Unlearning doesn’t mean rejecting where we come from.
It means something much more delicate: recognizing that we may no longer be leading from the same house.
The rules have changed. The room is different now. The instincts that once kept us safe, the hypervigilance, the self-editing, the strategic containment, may no longer need to run the show.
For me, unlearning has meant learning to notice. To catch myself in the moment when fear is inherited rather than current. When protection has quietly become limitation. When a reflex I developed at nine years old is still masquerading as wisdom in a boardroom.
It means catching my father’s voice in my head when I’m about to take a risk, and asking: Is this danger real? Or am I protecting a version of myself that no longer exists?
Marcello’s Full House joke lands so hard because it reveals something simple and uncomfortable: most mainstream leadership models assume a specific kind of childhood, a particular kind of system, a particular sense of safety that not everyone had.

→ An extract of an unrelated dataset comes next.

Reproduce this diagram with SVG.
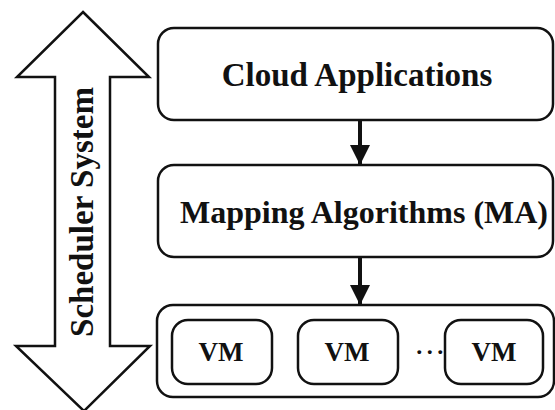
<svg xmlns="http://www.w3.org/2000/svg" width="555" height="410" viewBox="0 0 555 410">
<style>
.box{fill:#fff;stroke:#111;stroke-width:2.5}
.t{font-family:"Liberation Serif","Times New Roman",serif;font-weight:bold;fill:#111;text-anchor:middle}
.vm{font-size:27px}
.conn{stroke:#111;stroke-width:4;fill:none}
</style>
<defs>
<marker id="ah" viewBox="0 0 10 10" refX="10" refY="5" markerWidth="5.5" markerHeight="5" orient="auto" markerUnits="strokeWidth">
<path d="M0,0 L10,5 L0,10 z" fill="#111"/>
</marker>
</defs>
<rect width="555" height="410" fill="#fff"/>
<g id="scheduler">
<path class="box" d="M83,12 L149,77 L110,77 L110,346 L150,346 L84,411 L16,346 L55,346 L55,77 L17,77 Z"/>
<text class="t" font-size="33" textLength="250" lengthAdjust="spacingAndGlyphs" transform="translate(93,212) rotate(-90)" x="0" y="0">Scheduler System</text>
</g>
<g id="cloud">
<rect class="box" x="158" y="28" width="395" height="92" rx="16"/>
<text class="t" font-size="33" x="357" y="86">Cloud Applications</text>
</g>
<g id="mapping">
<rect class="box" x="158" y="165" width="395" height="92" rx="16"/>
<text class="t" font-size="32" x="364" y="223">Mapping Algorithms (MA)</text>
</g>
<g id="vms">
<rect class="box" x="157" y="305" width="397" height="92" rx="16"/>
<g id="vm1"><rect class="box" x="172" y="320" width="100" height="64" rx="16"/><text class="t vm" x="221" y="361">VM</text></g>
<g id="vm2"><rect class="box" x="298" y="320" width="100" height="64" rx="16"/><text class="t vm" x="347" y="361">VM</text></g>
<g id="vm3"><rect class="box" x="445" y="320" width="98" height="64" rx="16"/><text class="t vm" x="494" y="361">VM</text></g>
<text class="t" font-size="24" letter-spacing="4.5" x="432" y="354">...</text>
</g>
<g id="connectors">
<line class="conn" x1="360" y1="120" x2="360" y2="165" marker-end="url(#ah)"/>
<line class="conn" x1="360" y1="257" x2="360" y2="305" marker-end="url(#ah)"/>
</g>
</svg>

They assume you grew up believing authority was fair. That conflict could be resolved through conversation. That safety was a given, not something you had to earn through constant vigilance.
So when leadership development focuses only on skills, without examining the identity and history underneath, it misses the real driver.
It’s like trying to fix a car by replacing the tires when the problem is in the engine.
People aren’t resistant to change. They’re not lazy or inflexible or stubborn.
They’re protecting the version of themselves that once kept them safe.
The house we grew up in shaped us. It made us perceptive. Resourceful. Strong in ways that people who grew up with safety can never quite understand.
But we’re not living in that house anymore.
Leadership maturity, real maturity, is realizing we’re allowed to build a different one now.
One where fear informs, but doesn’t decide.
One where awareness replaces reflex.
One where we can finally exhale.
And maybe, just maybe, we can look at those beautiful bungalows and see beauty instead of threat. Not because we’re reckless, but because we’ve finally given ourselves permission to believe we deserve it.